Transfers from the EU depend on European organizations’ confidence in UK standards. Both require UK organizations to demonstrate robust operational controls, not merely policy compliance.
Maintaining adequacy requires ongoing demonstration that UK data protection remains essentially equivalent to European standards. At current operational capability levels, UK organizations may struggle to provide that demonstration.
Policy equivalence is necessary but not sufficient. Regulators increasingly expect proof that policies translate into practice.
Priorities for security leaders
Five areas demand immediate attention from UK IT and security leaders.
First, accelerate SBOM adoption. Make software inventory management a prerequisite for new deployments, particularly AI systems. Require dependency documentation from vendors as a procurement condition.
Second, invest in continuous vendor monitoring. Move beyond periodic assessments toward ongoing visibility into critical vendor risk posture. Prioritize vendors with access to sensitive data or critical business functions.
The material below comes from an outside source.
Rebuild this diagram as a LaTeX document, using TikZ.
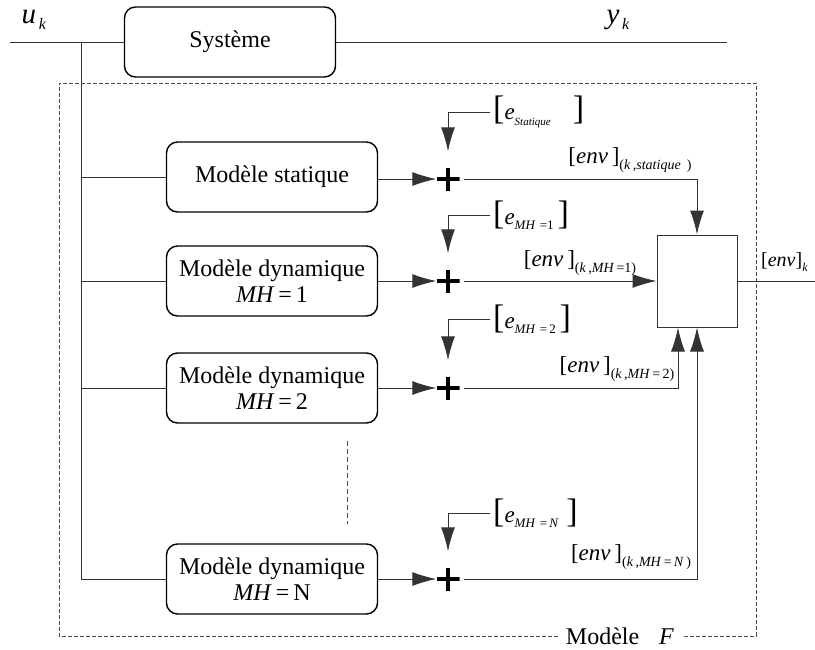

Third, establish joint incident response arrangements. Use existing contractual mechanisms to establish formal response arrangements with critical vendors. Conduct tabletop exercises annually. Document escalation paths before incidents occur.
Fourth, build AI-specific incident response capabilities. UK organizations lack the capabilities needed for AI governance. Traditional IT incident response playbooks don’t address AI failure modes. Purpose-built capabilities are essential.
Finally, operationalize cross-border controls. Post-Brexit, UK organizations face additional complexity in cross-border data flows. Treat this as a first-class operational domain with dedicated controls and monitoring, not merely a compliance exercise addressed through documentation.
Strong on policy, weak on proof
Of course, it’s not all bad. The UK’s regulatory framework remains robust and its cybersecurity expertise is recognized globally. However, frameworks and expertise don’t automatically translate into operational capability. UK organizations have work to do in building the infrastructure needed to prove compliance, not just claim it.
The organizations that close these gaps will be positioned to maintain customer confidence, satisfy regulatory expectations, and compete effectively in markets that increasingly demand demonstrated security capabilities. Those that don’t will find themselves explaining why their documentation doesn’t match their operations.
The gap isn’t in policy. It’s in proof. For UK organizations navigating post-Brexit complexity, that proof has never mattered more.